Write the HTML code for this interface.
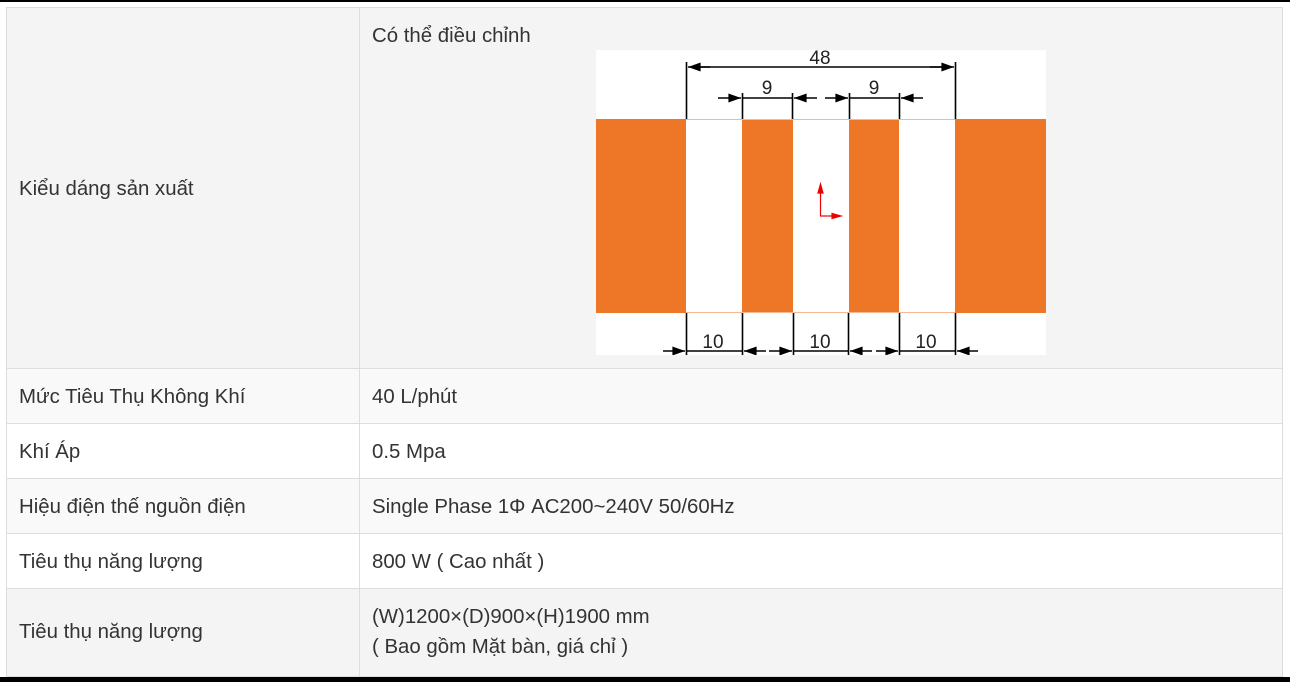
<!DOCTYPE html>
<html><head><meta charset="utf-8"><style>
html,body{margin:0;padding:0;background:#fff;width:1290px;height:682px;overflow:hidden;position:relative;font-family:"Liberation Sans","DejaVu Sans",sans-serif;color:#333;}
.bar{position:absolute;left:0;width:1290px;background:#000;}
.row{position:absolute;left:6px;width:1276px;border-top:1px solid #ddd;box-sizing:border-box;}
.vl{position:absolute;left:359px;width:1px;background:#ddd;top:7px;height:670px;}
.t{position:absolute;font-size:20.4px;white-space:nowrap;line-height:24px;}
.lb{position:absolute;left:6px;width:1px;top:7px;height:670px;background:#ddd}
.rb{position:absolute;left:1282px;width:1px;top:7px;height:670px;background:#ddd}
</style></head><body>
<div class="bar" style="top:0;height:2px"></div>
<div class="row" style="top:7px;height:361px;background:#f4f4f4"></div>
<div class="row" style="top:368px;height:55px;background:#f9f9f9"></div>
<div class="row" style="top:423px;height:55px;background:#fff"></div>
<div class="row" style="top:478px;height:55px;background:#f9f9f9"></div>
<div class="row" style="top:533px;height:55px;background:#fff"></div>
<div class="row" style="top:588px;height:89px;background:#f4f4f4;border-bottom:1px solid #ddd"></div>
<div class="vl"></div><div class="lb"></div><div class="rb"></div>
<div class="bar" style="top:677px;height:5px"></div>

<div class="t" style="left:19px;top:177px">Kiểu dáng sản xuất</div>
<div class="t" style="left:372px;top:24px">Có thể điều chỉnh</div>
<div class="t" style="left:19px;top:385px">Mức Tiêu Thụ Không Khí</div>
<div class="t" style="left:372px;top:385px">40 L/phút</div>
<div class="t" style="left:19px;top:440px">Khí Áp</div>
<div class="t" style="left:372px;top:440px">0.5 Mpa</div>
<div class="t" style="left:19px;top:495px">Hiệu điện thế nguồn điện</div>
<div class="t" style="left:372px;top:495px">Single Phase 1Φ AC200~240V 50/60Hz</div>
<div class="t" style="left:19px;top:550px">Tiêu thụ năng lượng</div>
<div class="t" style="left:372px;top:550px">800 W ( Cao nhất )</div>
<div class="t" style="left:19px;top:620px">Tiêu thụ năng lượng</div>
<div class="t" style="left:372px;top:605px">(W)1200×(D)900×(H)1900 mm</div>
<div class="t" style="left:372px;top:635px">( Bao gồm Mặt bàn, giá chỉ )</div>

<svg style="position:absolute;left:596px;top:50px" width="450" height="305" viewBox="596 50 450 305">
<defs>
<marker id="a" viewBox="0 0 14 10" refX="14" refY="5" markerWidth="14" markerHeight="9" markerUnits="userSpaceOnUse" orient="auto"><path d="M0,0L14,5L0,10z" fill="#000"/></marker>
</defs>
<rect x="596" y="50" width="450" height="305" fill="#fff"/>
<rect x="596" y="119" width="450" height="194" fill="#ee7727"/>
<rect x="686" y="119" width="56" height="194" fill="#fff"/>
<rect x="793" y="119" width="56" height="194" fill="#fff"/>
<rect x="899" y="119" width="56" height="194" fill="#fff"/>
<g stroke="#f5b890" stroke-width="1"><line x1="686" y1="119.5" x2="955" y2="119.5"/><line x1="686" y1="312.5" x2="955" y2="312.5"/></g>
<g stroke="#000" stroke-width="1.6" fill="none">
<line x1="686.5" y1="62" x2="686.5" y2="119"/><line x1="955.5" y1="62" x2="955.5" y2="119"/>
<line x1="742.5" y1="93" x2="742.5" y2="119"/><line x1="792.5" y1="93" x2="792.5" y2="119"/>
<line x1="849.5" y1="93" x2="849.5" y2="119"/><line x1="899.5" y1="93" x2="899.5" y2="119"/>
<line x1="710" y1="67" x2="688" y2="67" marker-end="url(#a)"/>
<line x1="700" y1="67" x2="942" y2="67"/>
<line x1="930" y1="67" x2="954" y2="67" marker-end="url(#a)"/>
<line x1="718" y1="98" x2="741" y2="98" marker-end="url(#a)"/>
<line x1="742" y1="98" x2="793" y2="98"/>
<line x1="817" y1="98" x2="794" y2="98" marker-end="url(#a)"/>
<line x1="825" y1="98" x2="848" y2="98" marker-end="url(#a)"/>
<line x1="849" y1="98" x2="899" y2="98"/>
<line x1="923" y1="98" x2="901" y2="98" marker-end="url(#a)"/>
<line x1="686.5" y1="313" x2="686.5" y2="355"/><line x1="742.5" y1="313" x2="742.5" y2="355"/>
<line x1="793.5" y1="313" x2="793.5" y2="355"/><line x1="848.5" y1="313" x2="848.5" y2="355"/>
<line x1="899.5" y1="313" x2="899.5" y2="355"/><line x1="955.5" y1="313" x2="955.5" y2="355"/>
<line x1="663" y1="351" x2="685" y2="351" marker-end="url(#a)"/>
<line x1="686" y1="351" x2="742" y2="351"/>
<line x1="766" y1="351" x2="744" y2="351" marker-end="url(#a)"/>
<line x1="769" y1="351" x2="792" y2="351" marker-end="url(#a)"/>
<line x1="793" y1="351" x2="848" y2="351"/>
<line x1="872" y1="351" x2="850" y2="351" marker-end="url(#a)"/>
<line x1="876" y1="351" x2="898" y2="351" marker-end="url(#a)"/>
<line x1="899" y1="351" x2="955" y2="351"/>
<line x1="978" y1="351" x2="957" y2="351" marker-end="url(#a)"/>
</g>
<g font-family="Liberation Sans,sans-serif" font-size="19" fill="#222" text-anchor="middle">
<text x="820" y="64">48</text>
<text x="767" y="94">9</text>
<text x="874" y="94">9</text>
<text x="713" y="348">10</text>
<text x="820" y="348">10</text>
<text x="926" y="348">10</text>
</g>
<g stroke="#e00" stroke-width="1.2" fill="#e00">
<line x1="820.5" y1="216" x2="820.5" y2="190"/><path d="M818,193L820.5,184L823,193z"/>
<line x1="820" y1="216" x2="834" y2="216"/><path d="M832,213.5L841,216L832,218.5z"/>
</g>
</svg>
</body></html>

● Written exercise
Leave out the pictures and transcribe everything else exactly.

● Answer
Write the HTML code for this interface.
<!DOCTYPE html>
<html><head><meta charset="utf-8"><style>
html,body{margin:0;padding:0;background:#fff;width:1290px;height:682px;overflow:hidden;position:relative;font-family:"Liberation Sans","DejaVu Sans",sans-serif;color:#333;}
.bar{position:absolute;left:0;width:1290px;background:#000;}
.row{position:absolute;left:6px;width:1276px;border-top:1px solid #ddd;box-sizing:border-box;}
.vl{position:absolute;left:359px;width:1px;background:#ddd;top:7px;height:670px;}
.t{position:absolute;font-size:20.4px;white-space:nowrap;line-height:24px;}
.lb{position:absolute;left:6px;width:1px;top:7px;height:670px;background:#ddd}
.rb{position:absolute;left:1282px;width:1px;top:7px;height:670px;background:#ddd}
</style></head><body>
<div class="bar" style="top:0;height:2px"></div>
<div class="row" style="top:7px;height:361px;background:#f4f4f4"></div>
<div class="row" style="top:368px;height:55px;background:#f9f9f9"></div>
<div class="row" style="top:423px;height:55px;background:#fff"></div>
<div class="row" style="top:478px;height:55px;background:#f9f9f9"></div>
<div class="row" style="top:533px;height:55px;background:#fff"></div>
<div class="row" style="top:588px;height:89px;background:#f4f4f4;border-bottom:1px solid #ddd"></div>
<div class="vl"></div><div class="lb"></div><div class="rb"></div>
<div class="bar" style="top:677px;height:5px"></div>

<div class="t" style="left:19px;top:177px">Kiểu dáng sản xuất</div>
<div class="t" style="left:372px;top:24px">Có thể điều chỉnh</div>
<div class="t" style="left:19px;top:385px">Mức Tiêu Thụ Không Khí</div>
<div class="t" style="left:372px;top:385px">40 L/phút</div>
<div class="t" style="left:19px;top:440px">Khí Áp</div>
<div class="t" style="left:372px;top:440px">0.5 Mpa</div>
<div class="t" style="left:19px;top:495px">Hiệu điện thế nguồn điện</div>
<div class="t" style="left:372px;top:495px">Single Phase 1Φ AC200~240V 50/60Hz</div>
<div class="t" style="left:19px;top:550px">Tiêu thụ năng lượng</div>
<div class="t" style="left:372px;top:550px">800 W ( Cao nhất )</div>
<div class="t" style="left:19px;top:620px">Tiêu thụ năng lượng</div>
<div class="t" style="left:372px;top:605px">(W)1200×(D)900×(H)1900 mm</div>
<div class="t" style="left:372px;top:635px">( Bao gồm Mặt bàn, giá chỉ )</div>

<svg style="position:absolute;left:596px;top:50px" width="450" height="305" viewBox="596 50 450 305">
<defs>
<marker id="a" viewBox="0 0 14 10" refX="14" refY="5" markerWidth="14" markerHeight="9" markerUnits="userSpaceOnUse" orient="auto"><path d="M0,0L14,5L0,10z" fill="#000"/></marker>
</defs>
<rect x="596" y="50" width="450" height="305" fill="#fff"/>
<rect x="596" y="119" width="450" height="194" fill="#ee7727"/>
<rect x="686" y="119" width="56" height="194" fill="#fff"/>
<rect x="793" y="119" width="56" height="194" fill="#fff"/>
<rect x="899" y="119" width="56" height="194" fill="#fff"/>
<g stroke="#f5b890" stroke-width="1"><line x1="686" y1="119.5" x2="955" y2="119.5"/><line x1="686" y1="312.5" x2="955" y2="312.5"/></g>
<g stroke="#000" stroke-width="1.6" fill="none">
<line x1="686.5" y1="62" x2="686.5" y2="119"/><line x1="955.5" y1="62" x2="955.5" y2="119"/>
<line x1="742.5" y1="93" x2="742.5" y2="119"/><line x1="792.5" y1="93" x2="792.5" y2="119"/>
<line x1="849.5" y1="93" x2="849.5" y2="119"/><line x1="899.5" y1="93" x2="899.5" y2="119"/>
<line x1="710" y1="67" x2="688" y2="67" marker-end="url(#a)"/>
<line x1="700" y1="67" x2="942" y2="67"/>
<line x1="930" y1="67" x2="954" y2="67" marker-end="url(#a)"/>
<line x1="718" y1="98" x2="741" y2="98" marker-end="url(#a)"/>
<line x1="742" y1="98" x2="793" y2="98"/>
<line x1="817" y1="98" x2="794" y2="98" marker-end="url(#a)"/>
<line x1="825" y1="98" x2="848" y2="98" marker-end="url(#a)"/>
<line x1="849" y1="98" x2="899" y2="98"/>
<line x1="923" y1="98" x2="901" y2="98" marker-end="url(#a)"/>
<line x1="686.5" y1="313" x2="686.5" y2="355"/><line x1="742.5" y1="313" x2="742.5" y2="355"/>
<line x1="793.5" y1="313" x2="793.5" y2="355"/><line x1="848.5" y1="313" x2="848.5" y2="355"/>
<line x1="899.5" y1="313" x2="899.5" y2="355"/><line x1="955.5" y1="313" x2="955.5" y2="355"/>
<line x1="663" y1="351" x2="685" y2="351" marker-end="url(#a)"/>
<line x1="686" y1="351" x2="742" y2="351"/>
<line x1="766" y1="351" x2="744" y2="351" marker-end="url(#a)"/>
<line x1="769" y1="351" x2="792" y2="351" marker-end="url(#a)"/>
<line x1="793" y1="351" x2="848" y2="351"/>
<line x1="872" y1="351" x2="850" y2="351" marker-end="url(#a)"/>
<line x1="876" y1="351" x2="898" y2="351" marker-end="url(#a)"/>
<line x1="899" y1="351" x2="955" y2="351"/>
<line x1="978" y1="351" x2="957" y2="351" marker-end="url(#a)"/>
</g>
<g font-family="Liberation Sans,sans-serif" font-size="19" fill="#222" text-anchor="middle">
<text x="820" y="64">48</text>
<text x="767" y="94">9</text>
<text x="874" y="94">9</text>
<text x="713" y="348">10</text>
<text x="820" y="348">10</text>
<text x="926" y="348">10</text>
</g>
<g stroke="#e00" stroke-width="1.2" fill="#e00">
<line x1="820.5" y1="216" x2="820.5" y2="190"/><path d="M818,193L820.5,184L823,193z"/>
<line x1="820" y1="216" x2="834" y2="216"/><path d="M832,213.5L841,216L832,218.5z"/>
</g>
</svg>
</body></html>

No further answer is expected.